RC-26 ‘Has Run Its Useful Life,’ But Keeping It Around Costs Air National Guard $30 Million Per Year

Of the scores of legacy aircraft the Air Force has sought—year after year—to retire, many reside in the Air National Guard, making up a small but significant portion of the Guard’s 1,046-aircraft fleet.

But even though the proposed retirements would have an outsized impact on his component, Lt. Gen. Michael A. Loh, Air National Guard director, is in line with other Air Force leaders in saying the older aircraft need to go.

“We need to divest that legacy and invest in the future,” Loh said Sept. 21 in a panel discussion at AFA’s Air, Space & Cyber Conference. “Stronger tomorrow is where I’m focused.”

Congress, however, has consistently prevented the service from divesting certain legacy aircraft. In particular, there’s one aircraft that typifies how keeping old planes past their useful service life is holding the Air Force back, Loh told reporters at a Sept. 22 roundtable: the RC-26.

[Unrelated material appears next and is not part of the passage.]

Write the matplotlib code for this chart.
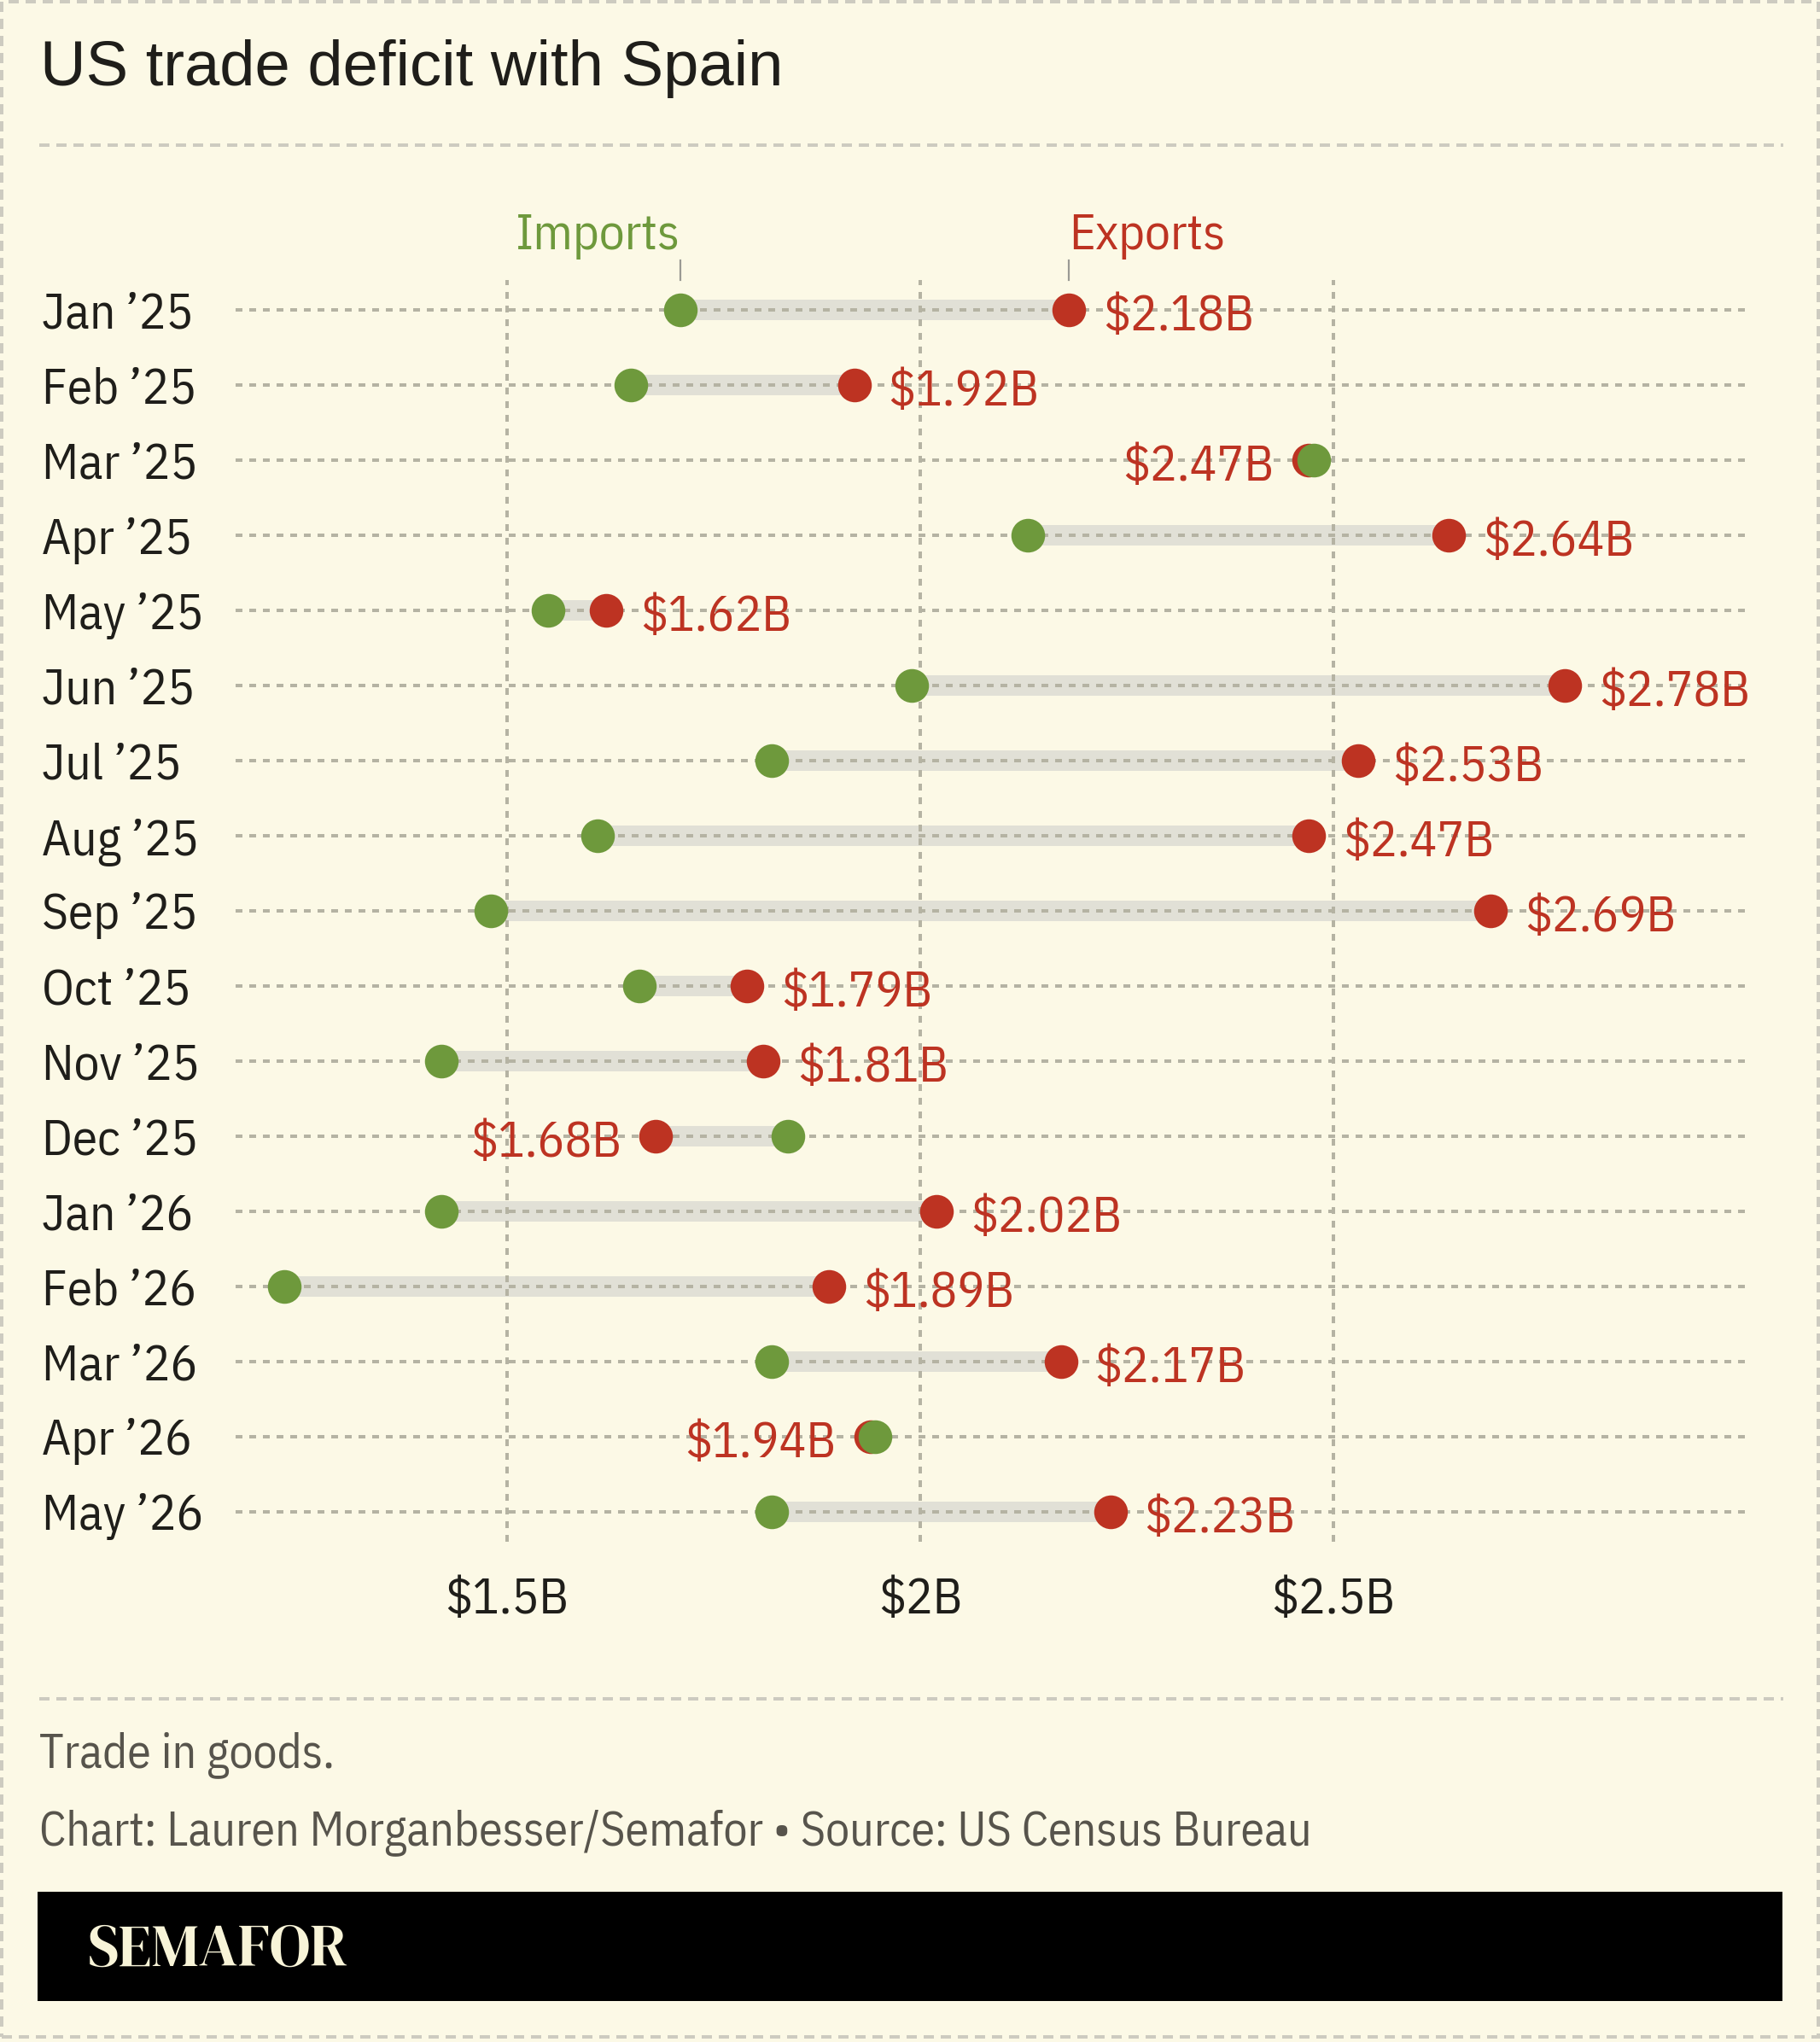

“It’s an old aircraft, and there’s current language right now that says I can’t retire that fleet, or even expend money to prepare to retire that fleet,” Loh said. “And so, each year, I’m spending millions of dollars to keep a fleet alive that quite frankly has run its useful life, and I need to actually get out of those to get into something new.”

Specifically, keeping the 11 RC-26s still in the fleet costs the Air National Guard $30 million per year, Loh said.

“That’s the one that I focus on primarily, because that’s the one that we exclusively operate in the National Guard. … The combatant commanders have not wanted that airplane for the last several years,” Loh said. “It has been used in domestic operations,” he said, but there’s no federal demand for the aircraft.

The tactical intelligence, surveillance, and reconnaissance airframe, which first entered the Air Force in 1989, has been surpassed by other platforms, Loh added.

“We’ve actually had better technologies out there to take care of the mission, so even if I needed to do the mission today, I can [do] it with better technologies that are cheaper to operate,” he said.

In the 2021 National Defense Authorization Act, though, the Air Force was banned from retiring the aircraft. The Air Force’s 2022 budget request didn’t mention the RC-26.

Beyond the RC-26, Loh said, there are other legacy aircraft hampering the Guard at the moment.

“I’m sitting on about 20 F-15C models that are grounded right now, because the backbone of the aircraft is so cracked, I wouldn’t get in them and fly them,” said Loh. “I definitely wouldn’t put my children in them to go fly. But right now, I still can’t retire them.”

The Air National Guard has 123 F-15Cs in its inventory, which would put one out of every six of the airframes out of commission at the moment.